To those that reminded us reading is hard work and we have to teach decoding and processing, thanks. Hopefully we know that and are reminded of that often by our tests, our students, staff, and administration. But sometimes I think what we really need, is to remember why we do it and to tell the students why we do it. Let's remember there is meaning to what we do and this wonderful post does a beautiful job, Thank you.


I have passed along to you a groovy little award -- just a tiny token of appreciation for your continued brilliance.

Thanks a tonne and Keep on keeping on!

What a remarkable expression of what we should be teaching our children- the joy of reading. Instead we are forced to teach each story quickly focusing on one single objective and then rush on to the next so that they may score well on the selected response state assessment. No wonder they hate reading. I hope that someday we can start sharing our passion for the written word again! I hope that the creators of NCLB are reading your post.

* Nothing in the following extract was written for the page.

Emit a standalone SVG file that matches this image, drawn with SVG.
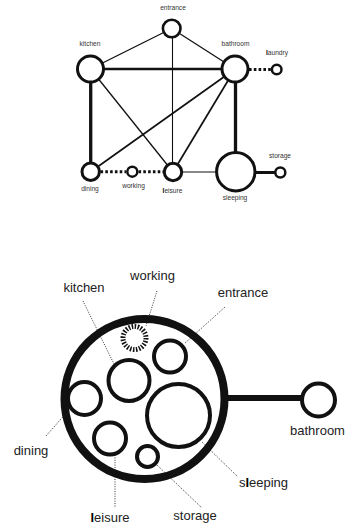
<svg xmlns="http://www.w3.org/2000/svg" width="349" height="531" viewBox="0 0 349 531">
  <style>
    .node { fill: #fff; stroke: #111; }
    .s-lbl { font-family: "Liberation Sans", Arial, sans-serif; font-size: 6.6px; fill: #333; text-anchor: middle; }
    .b-lbl { font-family: "Liberation Sans", Arial, sans-serif; font-size: 13px; fill: #222; text-anchor: middle; }
    .ell { font-weight: bold; fill: #000; }
    .edge { stroke: #111; fill: none; }
    .dots { stroke: #111; stroke-width: 3; stroke-dasharray: 2.6 2.2; fill: none; }
    .leader { stroke: #333; stroke-width: 1; stroke-dasharray: 1 1.4; fill: none; }
  </style>
  <rect width="349" height="531" fill="#fff"/>

  <!-- adjacency graph: connectors -->
  <g id="graph-edges">
    <line class="edge" x1="90.5" y1="69" x2="235" y2="69" stroke-width="2.3"/>
    <line class="edge" x1="90.5" y1="69" x2="171.7" y2="28.5" stroke-width="1.3"/>
    <line class="edge" x1="171.7" y1="28.5" x2="235" y2="69" stroke-width="1.3"/>
    <line class="edge" x1="172.5" y1="28.5" x2="172.5" y2="172" stroke-width="1.1"/>
    <line class="edge" x1="90.5" y1="69" x2="173" y2="172" stroke-width="1.3"/>
    <line class="edge" x1="235" y1="69" x2="90.7" y2="171.7" stroke-width="1.7"/>
    <line class="edge" x1="235" y1="69" x2="173" y2="172" stroke-width="1.7"/>
    <line class="edge" x1="90.7" y1="69" x2="90.7" y2="171.7" stroke-width="3.3"/>
    <line class="edge" x1="235.5" y1="69" x2="235.5" y2="171.7" stroke-width="3.3"/>
    <line class="edge" x1="173" y1="172" x2="235.8" y2="172" stroke-width="1" stroke="#444"/>
    <line class="edge" x1="235.8" y1="172.5" x2="280.3" y2="172.5" stroke-width="3"/>
    <line class="dots" x1="100.5" y1="171.7" x2="126" y2="171.7"/>
    <line class="dots" x1="138.5" y1="171.7" x2="163.5" y2="171.7"/>
    <line class="dots" x1="249" y1="69.5" x2="271" y2="69.5"/>
  </g>

  <!-- adjacency graph: rooms -->
  <g id="g-entrance"><circle class="node" cx="171.7" cy="28.5" r="8.8" stroke-width="2.6"/><text class="s-lbl" x="173" y="10">entrance</text></g>
  <g id="g-kitchen"><circle class="node" cx="90.5" cy="69" r="13" stroke-width="3"/><text class="s-lbl" x="90" y="46">kitchen</text></g>
  <g id="g-bathroom"><circle class="node" cx="235" cy="69" r="13" stroke-width="3"/><text class="s-lbl" x="235.5" y="46">bathroom</text></g>
  <g id="g-laundry"><circle class="node" cx="276.7" cy="69.5" r="4.8" stroke-width="2.5"/><text class="s-lbl" x="277" y="55"><tspan class="ell">l</tspan>aundry</text></g>
  <g id="g-dining"><circle class="node" cx="90.7" cy="171.7" r="8.7" stroke-width="3"/><text class="s-lbl" x="90" y="191">dining</text></g>
  <g id="g-working"><circle class="node" cx="132.3" cy="171.7" r="5" stroke-width="2.5"/><text class="s-lbl" x="133.5" y="188">working</text></g>
  <g id="g-leisure"><circle class="node" cx="173" cy="172" r="8.7" stroke-width="3"/><text class="s-lbl" x="172.5" y="192.5"><tspan class="ell">l</tspan>eisure</text></g>
  <g id="g-sleeping"><circle class="node" cx="235.8" cy="171.7" r="19.2" stroke-width="3"/><text class="s-lbl" x="235" y="200">sleeping</text></g>
  <g id="g-storage"><circle class="node" cx="280.3" cy="172.5" r="5" stroke-width="2.5"/><text class="s-lbl" x="280" y="158">storage</text></g>

  <!-- bubble plan: leaders and link -->
  <g id="plan-connectors">
    <line class="edge" x1="226" y1="398" x2="303" y2="398" stroke-width="6"/>
    <line class="leader" x1="83" y1="301" x2="114" y2="364"/>
    <line class="leader" x1="157" y1="291" x2="146" y2="326"/>
    <line class="leader" x1="225" y1="307" x2="184" y2="344"/>
    <line class="leader" x1="46" y1="436" x2="68" y2="411"/>
    <line class="leader" x1="115" y1="455" x2="115" y2="508"/>
    <line class="leader" x1="157" y1="465" x2="202" y2="508"/>
    <line class="leader" x1="202" y1="442" x2="238" y2="477"/>
  </g>

  <!-- bubble plan: zones -->
  <g id="p-unit"><circle cx="144.5" cy="399" r="80" fill="none" stroke="#111" stroke-width="8"/></g>
  <g id="p-working"><circle cx="134.5" cy="338" r="11.5" fill="none" stroke="#111" stroke-width="5" stroke-dasharray="1.5 1.5"/><text class="b-lbl" x="152.5" y="280">working</text></g>
  <g id="p-entrance"><circle class="node" cx="170" cy="356.5" r="16" stroke-width="4"/><text class="b-lbl" x="243" y="297">entrance</text></g>
  <g id="p-kitchen"><circle class="node" cx="129" cy="380.5" r="20.5" stroke-width="4"/><text class="b-lbl" x="84" y="292">kitchen</text></g>
  <g id="p-dining"><circle class="node" cx="84.5" cy="398.5" r="16.5" stroke-width="4"/><text class="b-lbl" x="31" y="455">dining</text></g>
  <g id="p-sleeping"><circle class="node" cx="178.5" cy="415.5" r="31.5" stroke-width="4"/><text class="b-lbl" x="263.5" y="487">s<tspan class="ell">l</tspan>eeping</text></g>
  <g id="p-leisure"><circle class="node" cx="110" cy="438.5" r="16" stroke-width="4"/><text class="b-lbl" x="110" y="522"><tspan class="ell">l</tspan>eisure</text></g>
  <g id="p-storage"><circle class="node" cx="147.5" cy="456.5" r="10.5" stroke-width="4"/><text class="b-lbl" x="195" y="520">storage</text></g>
  <g id="p-bathroom"><circle class="node" cx="318.5" cy="400" r="16.5" stroke-width="4"/><text class="b-lbl" x="317.5" y="435">bathroom</text></g>
</svg>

Thanks for so eloquently writing about the need to keep the element of enjoyment in reading. AdLit.org offers a number of resources to help teachers, parents and librarians encourage adolescents to read for pleasure, including themed booklists, frequently updated book recommendations and fun activities and contests.

We agree that passing on a love of reading is one of the greatest gifts one can give, and hope you will check out our site for tools and suggestions.


The AdLit.org Team

I just discovered your blog and read several entries in a row. Like others, I find you speak my essential beliefs and give them wings with your words. I just pre-ordered your book and wish I did not have to wait until it is released!

How about we read because it it fun. That's why I read.

It takes an amazing teacher to teach the technical aspects, acknowledge the appreciation for the life lessons in a book and get her students to see it. I was lucky enough to be a student with excellent teachers. I am a education major and hope that one day I can be that amazing teacher for my students.

The students don't hate reading. They are bored with a constant repetive subject that cannnot hold their attention.